Saturday, June 4, 2011


Omizutori is a famous event at Nara's Nigatsudo. My visit to this event has its roots in the first time I visited Nara, on Christmas 2010; our guide Osaki-san pointed out the blackening around the wooden rafters of Nigatsu-do.

お水取り, Omizutori, quite literally is the drawing forth (tori) of water (mizu), but the most famous and pictorally represented aspect of this yearly festival is the part where stuff is on fire (which is actually called Otaimatsu). Priests walk huge flaming torches back and forth along the porch of Nigatsu-do and shake them in certain places. If you have sparks fall on you, it's supposed to be good luck.

Different combinations of the spectacular event happen on different days, but the 12th presents 11 torches instead of 10, and visitors are circulated through by the crowd control machine that is the Japanese Way. Other nights, you just have to get there early and camp out if you want to see anything. The 12th is also the night of the "mysterious" water-drawing ritual, or actual Omizutori. Which happens at about 2am, making it a lot less accessible (trains don't run after about midnight, so you are walking or taking cabs from that time on.. and you better be staying the night in Nara, for this). I decided that I wanted to see it this year, because I was never going to travel all the way to Nara on a school night and stay up til 2, and this year, the 12th of March fell on a Saturday.

Nigatsu-do is part of Nara's iconic Todai-ji, home of the huge Buddha. 二月堂, Nigatsu-do is literally the hall (do) of the second month (nigatsu). And before you say, well then why do they have all their special events in March (三月), allow me to introduce myself: Hi, I'm Emily, and I'm obsessed with calendars.

I discovered this preoccupation most solidly when I chose the fasti as my topic for study and presentation in the ICCS Rome program (I just went looking for that photo and saw some rad photos which make me amazed again that I got to go to that program!), but here in Japan, it just means that the New Year's gift of a horoscope calendar book (given by one of my adult students) was very well placed.

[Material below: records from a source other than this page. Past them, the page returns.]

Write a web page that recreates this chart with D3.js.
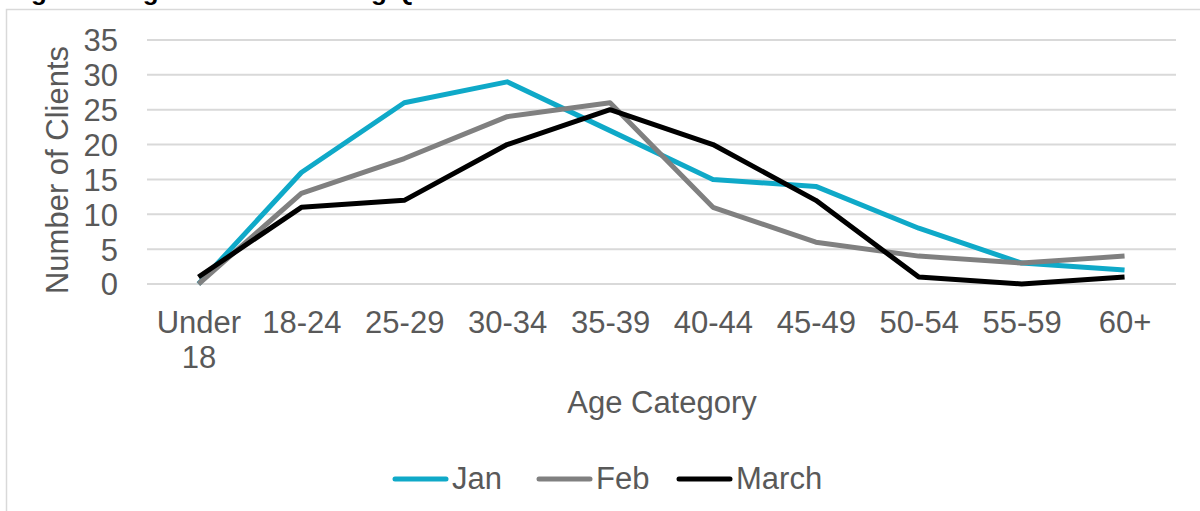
<!DOCTYPE html>
<html><head><meta charset="utf-8">
<script src="https://cdn.jsdelivr.net/npm/d3@7"></script>
<style>body{margin:0;background:#fff;overflow:hidden}text{font-family:"Liberation Sans",Arial,sans-serif}</style>
</head><body>
<svg id="c" width="1200" height="511"></svg>
<script>
const categories = ["Under 18","18-24","25-29","30-34","35-39","40-44","45-49","50-54","55-59","60+"];
const janValues = [0,16,26,29,22,15,14,8,3,2];
const febValues = [0,13,18,24,26,11,6,4,3,4];
const marchValues = [1,11,12,20,25,20,12,1,0,1];
const seriesNames = ["Jan","Feb","March"];
const yTicks = [0,5,10,15,20,25,30,35];
const title = "Figure 6: Age of Clients during Quarter 1";

(function(){
const FS = 31;
const series = [
  {name: seriesNames[0], values: janValues, color: "#0FA9C8"},
  {name: seriesNames[1], values: febValues, color: "#808080"},
  {name: seriesNames[2], values: marchValues, color: "#000000"}
];

const svg = d3.select("#c");
const pL = 147, pR = 1176, pT = 40, pB = 284;
const x = d3.scalePoint().domain(categories).range([pL, pR]).padding(0.5);
const y = d3.scaleLinear().domain([0,35]).range([pB, pT]);

svg.append("text").attr("x", 8).attr("y", 0).attr("font-size", 26).attr("font-weight", "bold").attr("fill", "#000").text(title);
svg.append("rect").attr("x", 6.5).attr("y", 9.5).attr("width", 1250).attr("height", 600).attr("fill", "none").attr("stroke", "#D9D9D9").attr("stroke-width", 1.5);

svg.append("g").selectAll("line").data(yTicks).join("line")
  .attr("x1", pL).attr("x2", pR).attr("y1", d => y(d)).attr("y2", d => y(d))
  .attr("stroke", "#D9D9D9").attr("stroke-width", 2);

const yAxis = svg.append("g").attr("transform", `translate(${pL},0)`)
  .call(d3.axisLeft(y).tickValues(yTicks).tickSize(0).tickPadding(29));
yAxis.select(".domain").remove();
yAxis.selectAll("text").attr("font-size", FS).attr("fill", "#595959").attr("font-family", "Liberation Sans, Arial, sans-serif").attr("dy", "0.35em");

const xAxis = svg.append("g").attr("transform", `translate(0,${pB})`)
  .call(d3.axisBottom(x).tickSize(0).tickPadding(0));
xAxis.select(".domain").remove();
xAxis.selectAll("text").attr("font-size", FS).attr("fill", "#595959").attr("font-family", "Liberation Sans, Arial, sans-serif")
  .each(function(d){
    const t = d3.select(this); t.text(null).attr("dy", null).attr("y", 0);
    const parts = d === "Under 18" ? ["Under","18"] : [d];
    parts.forEach((p,i) => t.append("tspan").attr("x", 0).attr("y", 49 + i*35).text(p));
  });

svg.append("text").attr("transform", `translate(68,170) rotate(-90)`).attr("text-anchor", "middle")
  .attr("font-size", FS).attr("fill", "#595959").text("Number of Clients");
svg.append("text").attr("x", 662).attr("y", 413).attr("text-anchor", "middle")
  .attr("font-size", FS).attr("fill", "#595959").text("Age Category");

const line = d3.line().x((d,i) => x(categories[i])).y(d => y(d));
series.forEach(s => {
  svg.append("path").datum(s.values).attr("d", line).attr("fill", "none")
    .attr("stroke", s.color).attr("stroke-width", 5).attr("stroke-linejoin", "round");
});

const legendX = [393, 537, 677];
const lg = svg.append("g");
series.forEach((s,i) => {
  lg.append("line").attr("x1", legendX[i]+2).attr("x2", legendX[i]+53).attr("y1", 479).attr("y2", 479)
    .attr("stroke", s.color).attr("stroke-width", 5).attr("stroke-linecap", "round");
  lg.append("text").attr("x", legendX[i]+59).attr("y", 489).attr("font-size", FS).attr("fill", "#595959").text(s.name);
});
})();
</script>
</body></html>
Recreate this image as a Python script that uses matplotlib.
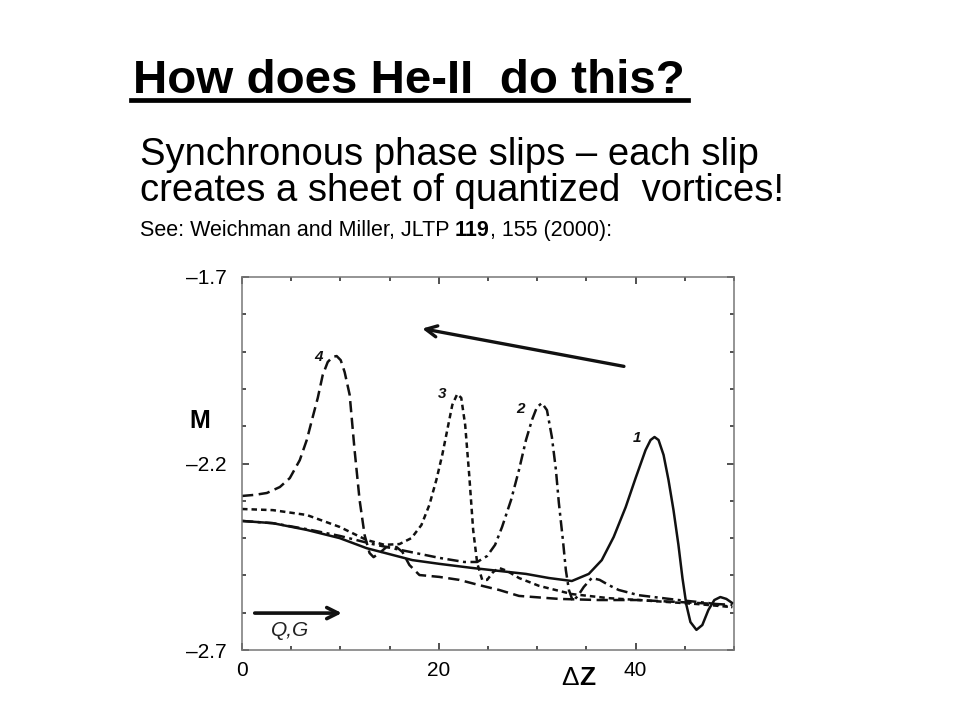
import matplotlib.pyplot as plt
from matplotlib.lines import Line2D

plt.rcParams['font.family'] = ['Liberation Sans', 'DejaVu Sans']

# curve 1 (solid)
x1 = [0, 3.14, 6.58, 9.92, 12.66, 17.32, 20.05, 23.39, 26.13, 28.86, 31.19, 33.52,
      35.24, 36.56, 37.77, 38.99, 40.0, 41.01, 41.52, 41.92, 42.33, 42.84, 43.34,
      43.85, 44.35, 44.76, 45.16, 45.57, 46.18, 46.78, 47.39, 48.0, 48.61, 49.22, 49.82]
y1 = [-2.354, -2.360, -2.378, -2.400, -2.427, -2.459, -2.469, -2.480, -2.488, -2.496,
      -2.507, -2.515, -2.496, -2.459, -2.397, -2.317, -2.239, -2.164, -2.137, -2.129,
      -2.137, -2.177, -2.244, -2.325, -2.418, -2.507, -2.579, -2.625, -2.646, -2.633,
      -2.593, -2.566, -2.558, -2.563, -2.574]

# curve 2 (dash-dot)
x2 = [0, 3.14, 6.58, 9.92, 13.27, 16.71, 20.05, 22.58, 23.9, 24.91, 25.72, 26.43,
      27.34, 28.15, 28.86, 29.47, 29.97, 30.48, 30.99, 31.49, 31.9, 32.2, 32.61,
      32.91, 33.22, 33.62, 34.13, 34.73, 35.54, 36.35, 37.27, 38.28, 40.3, 44.35,
      47.39, 49.82]
y2 = [-2.354, -2.360, -2.376, -2.394, -2.416, -2.435, -2.453, -2.464, -2.464, -2.448,
      -2.418, -2.370, -2.298, -2.217, -2.137, -2.083, -2.049, -2.038, -2.057, -2.129,
      -2.217, -2.306, -2.405, -2.486, -2.539, -2.569, -2.555, -2.531, -2.507, -2.512,
      -2.526, -2.539, -2.553, -2.566, -2.574, -2.585]

# curve 3 (short dash)
x3 = [0, 3.14, 6.58, 9.92, 12.66, 14.48, 16.0, 17.22, 18.23, 19.04, 19.75, 20.35,
      20.86, 21.37, 21.87, 22.28, 22.68, 23.09, 23.49, 23.9, 24.41, 24.91, 25.52,
      26.13, 26.94, 28.15, 30.18, 33.52, 37.27, 40.3, 46.38, 49.82]
y3 = [-2.322, -2.325, -2.338, -2.370, -2.405, -2.418, -2.416, -2.400, -2.365, -2.311,
      -2.244, -2.177, -2.110, -2.043, -2.014, -2.024, -2.097, -2.231, -2.378, -2.467,
      -2.512, -2.512, -2.491, -2.480, -2.488, -2.507, -2.528, -2.550, -2.561, -2.566,
      -2.577, -2.585]

# curve 4 (long dash)
x4 = [0, 1.32, 2.53, 3.85, 4.86, 5.87, 6.58, 7.19, 7.7, 8.2, 8.71, 9.22, 9.62,
      10.03, 10.43, 10.94, 11.44, 11.95, 12.46, 12.96, 13.37, 13.97, 14.68, 15.7,
      16.3, 17.01, 18.03, 20.05, 22.08, 24.1, 26.13, 28.15, 32.2, 36.25, 40.3,
      46.38, 49.82]
y4 = [-2.287, -2.284, -2.279, -2.263, -2.239, -2.191, -2.137, -2.075, -2.024, -1.963,
      -1.928, -1.914, -1.912, -1.923, -1.955, -2.016, -2.164, -2.298, -2.392, -2.440,
      -2.451, -2.440, -2.424, -2.424, -2.437, -2.472, -2.499, -2.504, -2.512, -2.526,
      -2.539, -2.555, -2.563, -2.566, -2.566, -2.574, -2.579]

labels = ['1', '2', '3', '4']
label_x = [40.1, 28.35, 20.35, 7.8]
label_y = [-2.132, -2.054, -2.014, -1.914]

fig = plt.figure(figsize=(9.6, 7.2), dpi=100)
ax = fig.add_axes([0.2521, 0.0972, 0.5125, 0.5181])

ink = '#111111'
lw = 1.8
ax.plot(x1, y1, color=ink, lw=lw)
ax.plot(x2, y2, color=ink, lw=lw, dashes=(4.5, 1.8, 1.2, 1.8))
ax.plot(x3, y3, color=ink, lw=lw, dashes=(2.2, 1.6))
ax.plot(x4, y4, color=ink, lw=lw, dashes=(4.5, 2.2))

for t, lx, ly in zip(labels, label_x, label_y):
    ax.text(lx, ly, t, fontsize=11, fontweight='bold', style='italic',
            ha='center', va='center', color=ink)

# arrows
ax.annotate('', xy=(18.03, -1.837), xytext=(39.09, -1.941),
            arrowprops=dict(arrowstyle='->', color=ink, lw=2.4,
                            mutation_scale=20))
ax.annotate('', xy=(10.43, -2.601), xytext=(1.01, -2.601),
            arrowprops=dict(arrowstyle='->', color=ink, lw=2.6,
                            mutation_scale=20))
ax.text(4.86, -2.649, 'Q,G', fontsize=15, style='italic', ha='center',
        va='center', color='#222222')

ax.set_xlim(0, 50)
ax.set_ylim(-2.7, -1.7)
ax.set_xticks([0, 20, 40])
ax.set_xticks(range(0, 51, 5), minor=True)
ax.set_yticks([-2.7, -2.2, -1.7])
ax.set_yticklabels(['\u20132.7', '\u20132.2', '\u20131.7'])
ax.set_yticks([-2.7 + 0.1 * i for i in range(11)], minor=True)
ax.tick_params(which='both', direction='in', top=True, right=True,
               color='#333333', width=1.2, labelsize=15)
ax.tick_params(axis='y', which='major', pad=11)
ax.tick_params(axis='x', which='major', pad=8)
ax.tick_params(which='major', length=5)
ax.tick_params(which='minor', length=3)
for s in ax.spines.values():
    s.set_color('#777777')
    s.set_linewidth(1.1)

fig.text(200 / 960, 1 - 421 / 720, 'M', fontsize=18, fontweight='bold',
         ha='center', va='center')
fig.text(579 / 960, 1 - 678 / 720, '\u0394', fontsize=19, ha='right', va='center')
fig.text(579 / 960, 1 - 678 / 720, 'Z', fontsize=19, fontweight='bold',
         ha='left', va='center')

# slide text
fig.text(133 / 960, 1 - 93 / 720, 'How does He-II  do this?', fontsize=34.2,
         fontweight='bold', ha='left', va='baseline')
fig.add_artist(Line2D([131 / 960, 688 / 960], [1 - 99.5 / 720, 1 - 99.5 / 720],
                      color='black', lw=3.4))
fig.text(140 / 960, 1 - 165 / 720, 'Synchronous phase slips \u2013 each slip',
         fontsize=27.5, ha='left', va='baseline')
fig.text(140 / 960, 1 - 201 / 720, 'creates a sheet of quantized  vortices!',
         fontsize=27.5, ha='left', va='baseline')
see = fig.text(140 / 960, 1 - 236 / 720, 'See: Weichman and Miller, JLTP ',
               fontsize=15.5, ha='left', va='baseline')
fig.canvas.draw()
x0 = see.get_window_extent().x1 / 960
b = fig.text(x0, 1 - 236 / 720, '119', fontsize=15.5, fontweight='bold',
             ha='left', va='baseline')
fig.canvas.draw()
x0 = b.get_window_extent().x1 / 960
fig.text(x0, 1 - 236 / 720, ', 155 (2000):', fontsize=15.5, ha='left',
         va='baseline')

fig.savefig('out.png')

To make a short story long, the old Japanese calendar had 1/1 this year on our Gregorian February 3rd, so the old calendar's "second month" would actually be happening in the modernly conceived "third month," and so on. (If you care about this as much as I do, check out the wiki page on it too.)

So Nigatsu-do is pretty much named after its biggest event, the March drawing of mystical water. The water actually comes out of an unassuming-looking building at the bottom of the steps leading up to the hall.

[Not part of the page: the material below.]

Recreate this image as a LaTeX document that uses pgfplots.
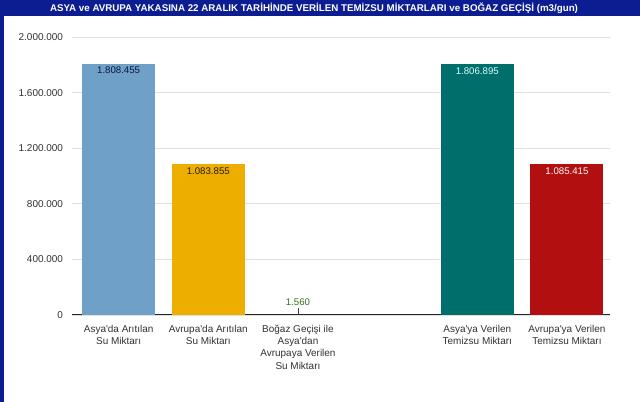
\documentclass[border=0pt]{standalone}
\usepackage{fontspec}
\setmainfont{Liberation Sans}
\usepackage{pgfplots}
\pgfplotsset{compat=1.18}
\definecolor{titleblue}{RGB}{12,28,145}
\definecolor{cA}{RGB}{110,160,200}
\definecolor{cB}{RGB}{238,174,0}
\definecolor{cC}{RGB}{0,110,106}
\definecolor{cD}{RGB}{178,16,16}
\definecolor{gridgray}{RGB}{224,224,224}
\definecolor{txt}{RGB}{50,50,50}
\begin{document}
\begin{tikzpicture}
\useasboundingbox (0,0) rectangle (640bp,402bp);
\fill[white] (0,0) rectangle (640bp,402bp);
\fill[titleblue] (0,386bp) rectangle (640bp,402bp);
\fill[titleblue] (0,0) rectangle (4bp,402bp);
\node[text=white, font=\bfseries\fontsize{9.8}{11}\selectfont, inner sep=0pt] at (314bp,394bp) {ASYA ve AVRUPA YAKASINA 22 ARALIK TARİHİNDE VERİLEN TEMİZSU MİKTARLARI ve BOĞAZ GEÇİŞİ (m3/gun)};
\begin{axis}[
  at={(72bp,87bp)}, anchor=south west,
  scale only axis, width=538bp, height=278bp,
  xmin=-0.52, xmax=5.48, ymin=0, ymax=2000000,
  scaled y ticks=false,
  axis line style={draw=none},
  ybar, bar width=73bp, bar shift=0pt,
  ymajorgrids, grid style={color=gridgray, line width=0.6bp},
  ytick={0,400000,800000,1200000,1600000,2000000},
  yticklabels={0,400.000,800.000,1.200.000,1.600.000,2.000.000},
  yticklabel style={font=\fontsize{10}{12}\selectfont, text=txt, xshift=-5.5bp},
  ytick style={draw=none},
  extra y ticks={0}, extra y tick labels={},
  extra y tick style={grid=major, grid style={color=black!85, line width=1bp}, ytick style={draw=none}},
  xtick={0,1,2,4,5},
  xticklabels={{Asya\textquotesingle da Arıtılan\\Su Miktarı},{Avrupa\textquotesingle da Arıtılan\\Su Miktarı},{Boğaz Geçişi ile\\Asya\textquotesingle dan\\Avrupaya Verilen\\Su Miktarı},{Asya\textquotesingle ya Verilen\\Temizsu Miktarı},{Avrupa\textquotesingle ya Verilen\\Temizsu Miktarı}},
  xticklabel style={font=\fontsize{10}{12.2}\selectfont, text=txt, align=center, yshift=-2.5bp},
  xtick style={draw=none},
  xtick pos=bottom,
  extra x ticks={2}, extra x tick labels={},
  extra x tick style={tick align=inside, xtick style={draw=black!75, line width=0.8bp}, major tick length=6.5bp},
  point meta=explicit symbolic,
  nodes near coords,
  every node near coord/.append style={font=\fontsize{9.7}{11}\selectfont},
]
\addplot[fill=cA, draw=none, every node near coord/.append style={anchor=north, text={rgb,255:red,12;green,26;blue,60}}]
  coordinates {(0,1808455) [1.808.455]};
\addplot[fill=cB, draw=none, every node near coord/.append style={anchor=north, text={rgb,255:red,40;green,30;blue,0}}]
  coordinates {(1,1083855) [1.083.855]};
\addplot[fill={rgb,255:red,60;green,110;blue,20}, draw=none, bar width=1bp, every node near coord/.append style={anchor=south, yshift=5.5bp, text={rgb,255:red,60;green,110;blue,20}}]
  coordinates {(2,1560) [1.560]};
\addplot[fill=cC, draw=none, every node near coord/.append style={anchor=north, text={rgb,255:red,215;green,255;blue,255}}]
  coordinates {(4,1806895) [1.806.895]};
\addplot[fill=cD, draw=none, every node near coord/.append style={anchor=north, text=white}]
  coordinates {(5,1085415) [1.085.415]};
\end{axis}
\end{tikzpicture}
\end{document}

You can see the well house at the bottom of the steps, to the right.
From 2010_12_25

And of course I was going to see that. Flash and fire and accessibility may seem awesome, but quiet mystical water is more my bag. Who needs trains? I'll walk across the city, my 10am wakeup be damned.

Now as you may already be mentally protesting to your silly blogging author, the 12th of March this year also happened to fall on the day after the 11th of March, which would be the day that a massive earthquake and tsunami completely tore apart the north-eastern part of the country. And I went to Omizutori anyway. I don't have much to say for that, other than there didn't seem to be much reason to cancel the plans. My traveling companion and I saw the last few torches, I took some grainy video, and then we put on every last layer we could find, and settled in to wait.

Spent some of that time exploring the area around Nigatsu-do, got a calligraphy page (as mentioned in the pilgrimage post), managed to get in to one of the small rooms around the outer wall of the hall, where we could hear the priests chanting and clattering around in their wooden clogs inside, and could see only the glow of maybe candles through the slats. The chanting was hypnotic. We meditated, we sat. It was cold. We had some sweet bean mochi and tea at a little shop that was staying open all night. Then we went down and camped in a spot right next to the door of the well house.

View from our sweet standing space, before the lights were turned out.
From 2011_03_12

Part of the reason Otaimatsu is more photographed is that the actual Omizutori prohibits flash, and is very very dimly lit. They extinguish all the electric lights and proceed by torch up and down the steps, drawing the water and carrying it up to the hall, in all three times. 

I took some video, partly because the lighting prevented any but the blurriest photos, and partly because I wanted to get the unearthly droning of the musical accompaniment. If you click through here, it'll only take you to the album associated with the post-midnight stuff. For pre-midnight, click the photo up above.

By the time they were finished drawing the water, it was way too cold and I was not Buddhist enough to attend the Dattan part of it, especially because I thought it would be a lot like the earlier meditation time, and we would need special badges to get in, which we did not have (and which we had not needed previously only because one of the door guys took pity on our idiocy). So we grabbed a cab back to the hotel and hostel area.

I assumed the following day would be a too-tired-to-enjoy wash, but it was actually really nice. We walked around Nara, checked out some lovely park areas, skipped a museum, and enjoyed the sunshine until it was time for dinner (Vietnamese!).

1 comment:

  1. Do you know how your supposed to get the special badge to see Omizutori? I understand that the last part is in the temple and most can not go in there but I really want to at least see the water drawing. I would much prefer to get the pass and know I can get in rather than fly across the earth and miss it.